Devoted to the Propagation and Defense of New Testament Christianity
October 11, 1951

The Three Crosses

Edsol Glenn Thompson, Yakima, Washington

"Then were there two thieves crucified with him, one on the right hand, and another on the left."

The Righteous Book records in the New Testament division, the story of three men dying at the same time in a like manner. The death of one of these men is the most important and significant one in the annals of history.

Cross No. 1

On this cross hangs a man that has broken the law and as a result is paying the supreme penalty. Crowds are lingering around watching him, along with the other two, writhe in a baptism of pain. Death is terrible even for a criminal. He glances at the crowd who is mocking and jeering the middle cross, then he begins to revile this man too. "If thou be Christ, save thyself and us." "Come down, if thou be the Christ." He is requited by his friend: "Dost not thou fear God, seeing thou art in the same condemnation?"

His is a pitiful lot. Nails of torture secure his hands and feet while his mental condition is in a like tragedy. He seems to be the worse off by having to die by the side of the center man, who is the target for vehement daggers from the blood-thirsty mob. This could be a great asset if he would recognize it, but he remains blind to the fact.

Cross No. 3

Here hangs another man who has run afoul of the law and is receiving his wages also. His torture and suffering is equally horrible. He too joins the chorus in casting mockery at the center man, but soon the scales of unbelief fall away and he makes the discovery of the ages —this man beside him is the Christ! His agony is somewhat lessened, and he rebukes his friend who insists in reviling his new-found Master.

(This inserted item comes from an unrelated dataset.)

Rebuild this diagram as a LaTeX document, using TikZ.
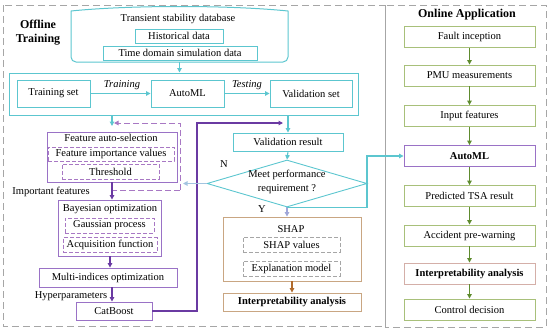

Words come to his anguished lips: "Lord remember me when thou comest in thy kingdom." Then comes the soothing and comforting voice which still contains the healing power so oft employed, "Today thou shalt be with me in Paradise." His faith has been rewarded.

Dying changed him.

Cross No. 2

On the middle cross hangs a man who did not run afoul of the law—but the people. He is receiving punishment—but not his own. His efforts to place among mankind the blessings of an eternal God are being rewarded by an ignorant, fun-making people filled with mockery and hate. This is the man who was born in a manger, because there was no room for him in the inn; here he is treated like a beast because there is no room in the hearts of the people for him. This is the person the little children loved, but whom the parents are crucifying; here he is saving even in death, while the multitude is unloosing death they have been saving for him. Here is the person who has the keys of life, locked on a contemptible prison of wood; here is the man who asks forgiveness for his enemies, while they are asking vinegar for him. His are the hands that knew nothing but tenderness, jabbed down by spikes of iniquity; his is the face that shone out mercy and judgment, being spit upon and slapped. This is the man who will receive all power and authority, being dictated to by little men; here is the one whose life was a lofty standard of righteousness, being slain by a low standard of wickedness. Here is the personage who healed and helped the multitudes, being helped to his death on a tree; he it was who possessed a love that spanned and permeated the universe, now the victim of venomous hate. Here is the personality whose death the sun and a planet is abhorring, being ridiculed by earthly beings; this is the man whose character was rich as an emerald heaven, being killed by a spiritually poor people. Here is the person who never refused to bless, made the object of cursings; here is the Great Giver, receiving a deed of gross injustice.

He remained the same loving Jesus in death, but his dying changed the laws of a universe. The blood that streamed from his cross still flows down through the ages, with a cleansing power unequalled. His crucifiers have gone back to the dust from whence they came, but he has gone back to the throne of glory. His murderers lie still in the grave, but he reigns with all power and authority. His role of suffering has ended, and the veil of the temple has rent from top to bottom, setting the stage and ushering into the world the greatest institution ever known.

This is the middle cross, the emblem of suffering and shame, and the symbol of life and eternity.